**What to work on:** Please write out the lines of the data exactly, beginning with the first and ending with the line containing "import pandas as pd"; leave the pictures behind.

**Recorded information:**
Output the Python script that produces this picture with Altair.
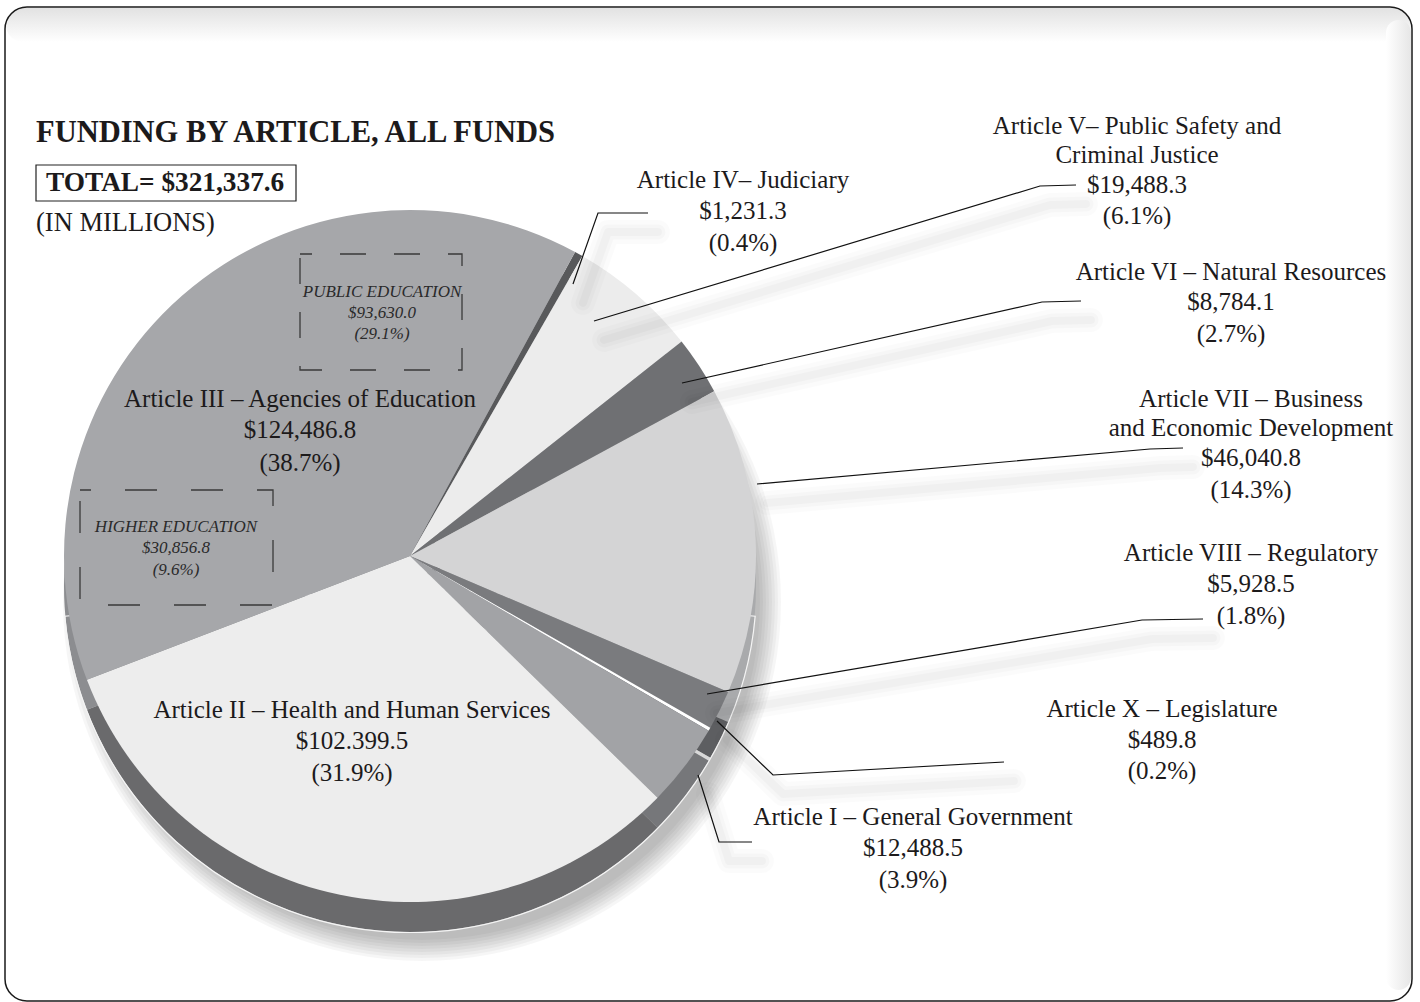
import math
import altair as alt
import pandas as pd

# ---------------- data ----------------
keys = ["IV", "V", "VI", "VII", "VIII", "X", "I", "II", "III"]
name_lines = [
    ["Article IV– Judiciary"],
    ["Article V– Public Safety and", "Criminal Justice"],
    ["Article VI – Natural Resources"],
    ["Article VII – Business", "and Economic Development"],
    ["Article VIII – Regulatory"],
    ["Article X – Legislature"],
    ["Article I – General Government"],
    ["Article II – Health and Human Services"],
    ["Article III – Agencies of Education"],
]
amounts = [1231.3, 19488.3, 8784.1, 46040.8, 5928.5, 489.8, 12488.5, 102399.5, 124486.8]
amount_labels = ["$1,231.3", "$19,488.3", "$8,784.1", "$46,040.8", "$5,928.5",
                 "$489.8", "$12,488.5", "$102.399.5", "$124,486.8"]
pcts = ["(0.4%)", "(6.1%)", "(2.7%)", "(14.3%)", "(1.8%)", "(0.2%)", "(3.9%)", "(31.9%)", "(38.7%)"]

sub_names = ["PUBLIC EDUCATION", "HIGHER EDUCATION"]
sub_amounts = ["$93,630.0", "$30,856.8"]
sub_pcts = ["(29.1%)", "(9.6%)"]

title = "FUNDING BY ARTICLE, ALL FUNDS"
total_text = "TOTAL= $321,337.6"
unit_text = "(IN MILLIONS)"

# ---------------- styles / layout ----------------
top_colors = ["#58595b", "#ececec", "#6f7073", "#d4d4d5", "#7a7b7e", "#ffffff", "#a2a3a6", "#ededed", "#a6a7aa"]
side_colors = ["#3e3f41", "#b4b4b6", "#55565a", "#a9aaac", "#5d5e61", "#d8d8d8", "#76777a", "#6a6a6c", "#8c8d90"]

CX, CY, R, DEPTH = 410, 556, 346, 30
START = math.radians(28.5)

label_x = [743, 1137, 1231, 1251, 1251, 1162, 913, 352, 300]
label_ys = [
    [180, 211, 243],
    [126, 155, 185, 216],
    [272, 302, 334],
    [399, 428, 458, 490],
    [553, 584, 616],
    [709, 740, 771],
    [817, 848, 880],
    [710, 741, 773],
    [399, 430, 463],
]
sub_x = [382, 176]
sub_ys = [[292, 313, 334], [527, 548, 570]]
sub_boxes = [(300, 462, 254, 370, [26, 28], 14), (80, 273, 490, 605, [32, 34], 21)]

leaders = {
    "IV": [(573, 284), (598, 213), (648, 213)],
    "V": [(594, 321), (1040, 186), (1076, 185)],
    "VI": [(682, 383), (1042, 302), (1081, 301)],
    "VII": [(757, 484), (1150, 449), (1183, 448)],
    "VIII": [(707, 694), (1142, 620), (1203, 619)],
    "X": [(717, 721), (773, 775), (1004, 762)],
    "I": [(698, 775), (719, 842), (752, 842)],
}

FONT = "Liberation Serif"
INK = "#1c1a1b"

xs = alt.Scale(domain=[0, 1420], nice=False, zero=False)
ys = alt.Scale(domain=[0, 1002], nice=False, zero=False, reverse=True)

one = alt.Data(values=[{"a": 1}])

# ---------------- frame decorations ----------------
top_band = alt.Chart(one).mark_rect(
    cornerRadius=20,
    color=alt.Gradient(gradient="linear", x1=0, x2=0, y1=0, y2=1,
                       stops=[alt.GradientStop(color="#e2e2e2", offset=0),
                              alt.GradientStop(color="#ffffff", offset=1)]),
).encode(x=alt.value(6), x2=alt.value(1411), y=alt.value(8), y2=alt.value(42))

right_band = alt.Chart(one).mark_rect(
    cornerRadius=20,
    color=alt.Gradient(gradient="linear", x1=0, x2=1, y1=0, y2=0,
                       stops=[alt.GradientStop(color="#ffffff", offset=0),
                              alt.GradientStop(color="#e6e6e6", offset=1)]),
).encode(x=alt.value(1386), x2=alt.value(1411), y=alt.value(20), y2=alt.value(990))

frame = alt.Chart(one).mark_rect(
    filled=False, cornerRadius=22, stroke="#1a1a1a", strokeWidth=1.5
).encode(x=alt.value(5), x2=alt.value(1412), y=alt.value(7), y2=alt.value(1001))

# ---------------- pie ----------------
pie_df = pd.DataFrame({"key": keys, "amount": amounts, "idx": list(range(len(keys)))})
theta = alt.Theta("amount:Q", stack=True, scale=alt.Scale(range=[START, START + 2 * math.pi]))

shadows = []
for k in range(8):
    shadows.append(
        alt.Chart(one).mark_arc(theta=0, theta2=2 * math.pi, radius=R - 8 + 3 * k,
                                color="#000000", opacity=0.035)
        .encode(x=alt.value(CX + 12), y=alt.value(CY + DEPTH + 16))
    )

side = alt.Chart(pie_df).mark_arc(radius=R).encode(
    theta=theta,
    color=alt.Color("key:N", scale=alt.Scale(domain=keys, range=side_colors), legend=None),
    order=alt.Order("idx:Q"),
    x=alt.value(CX), y=alt.value(CY + DEPTH),
)
rim = alt.Chart(one).mark_arc(theta=math.radians(95), theta2=math.radians(265), radius=R + 0.5,
                              filled=False, stroke="#f4f4f4", strokeWidth=1.2).encode(
    x=alt.value(CX), y=alt.value(CY + DEPTH))

top = alt.Chart(pie_df).mark_arc(radius=R).encode(
    theta=theta,
    color=alt.Color("key:N", scale=alt.Scale(domain=keys, range=top_colors), legend=None),
    order=alt.Order("idx:Q"),
    x=alt.value(CX), y=alt.value(CY),
)

# ---------------- boxes ----------------
total_box = alt.Chart(one).mark_rect(filled=False, stroke="#222222", strokeWidth=1.2).encode(
    x=alt.value(36), x2=alt.value(296), y=alt.value(165), y2=alt.value(201))

dash_boxes = []
for (x0, x1, y0, y1, dash, off) in sub_boxes:
    dash_boxes.append(
        alt.Chart(one).mark_rect(filled=False, stroke="#3a3a3a", strokeWidth=1.3,
                                 strokeDash=dash, strokeDashOffset=off)
        .encode(x=alt.value(x0), x2=alt.value(x1), y=alt.value(y0), y2=alt.value(y1))
    )

# ---------------- leader lines ----------------
rows = []
for k, pts in leaders.items():
    for i, (px, py) in enumerate(pts):
        rows.append({"id": k, "o": i, "x": px, "y": py, "sx": px + 10, "sy": py + 19})
lead_df = pd.DataFrame(rows)

lead_shadows = []
for w, op in [(24, 0.016), (15, 0.02), (8, 0.022)]:
    lead_shadows.append(
        alt.Chart(lead_df).mark_line(color="#000000", opacity=op, strokeWidth=w,
                                     strokeCap="round", strokeJoin="round").encode(
            x=alt.X("sx:Q", scale=xs, axis=None), y=alt.Y("sy:Q", scale=ys, axis=None),
            detail="id:N", order="o:Q")
    )
lead = alt.Chart(lead_df).mark_line(color="#111111", strokeWidth=1.2).encode(
    x=alt.X("x:Q", scale=xs, axis=None), y=alt.Y("y:Q", scale=ys, axis=None),
    detail="id:N", order="o:Q")

# ---------------- text ----------------
trows = []
for i in range(len(keys)):
    lines = name_lines[i] + [amount_labels[i], pcts[i]]
    for t, yy in zip(lines, label_ys[i]):
        trows.append({"t": t, "x": label_x[i], "y": yy})
text_df = pd.DataFrame(trows)
labels = alt.Chart(text_df).mark_text(font=FONT, fontSize=25, color=INK, align="center",
                                      baseline="middle").encode(
    x=alt.X("x:Q", scale=xs, axis=None), y=alt.Y("y:Q", scale=ys, axis=None), text="t:N")

srows = []
for i in range(2):
    for t, yy in zip([sub_names[i], sub_amounts[i], sub_pcts[i]], sub_ys[i]):
        srows.append({"t": t, "x": sub_x[i], "y": yy})
sub_df = pd.DataFrame(srows)
sublabels = alt.Chart(sub_df).mark_text(font=FONT, fontSize=17, fontStyle="italic", color="#2a2a2a",
                                        align="center", baseline="middle").encode(
    x=alt.X("x:Q", scale=xs, axis=None), y=alt.Y("y:Q", scale=ys, axis=None), text="t:N")

title_df = pd.DataFrame([{"t": title, "x": 36, "y": 142}])
total_df = pd.DataFrame([{"t": total_text, "x": 46, "y": 191}])
unit_df = pd.DataFrame([{"t": unit_text, "x": 36, "y": 231}])

head_title = alt.Chart(title_df).mark_text(
    font=FONT, fontSize=30.5, fontWeight="bold", color=INK, align="left", baseline="alphabetic").encode(
    x=alt.X("x:Q", scale=xs, axis=None), y=alt.Y("y:Q", scale=ys, axis=None), text="t:N")
head_total = alt.Chart(total_df).mark_text(
    font=FONT, fontSize=27.3, fontWeight="bold", color=INK, align="left", baseline="alphabetic").encode(
    x=alt.X("x:Q", scale=xs, axis=None), y=alt.Y("y:Q", scale=ys, axis=None), text="t:N")
head_norm = alt.Chart(unit_df).mark_text(
    font=FONT, fontSize=26.5, color=INK, align="left", baseline="alphabetic").encode(
    x=alt.X("x:Q", scale=xs, axis=None), y=alt.Y("y:Q", scale=ys, axis=None), text="t:N")

chart = alt.layer(
    top_band, right_band, *shadows, side, rim, top, total_box, *dash_boxes,
    *lead_shadows, lead, labels, sublabels, head_title, head_total, head_norm, frame,
).resolve_scale(color="independent").properties(
    width=1420, height=1002,
    autosize=alt.AutoSizeParams(type="none"),
    padding=0,
    background="#ffffff",
).configure_view(stroke=None)

chart.save("out.html", embed_options={"renderer": "svg", "actions": False})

**Result of this task:**
Output the Python script that produces this picture with Altair.
import math
import altair as alt
import pandas as pd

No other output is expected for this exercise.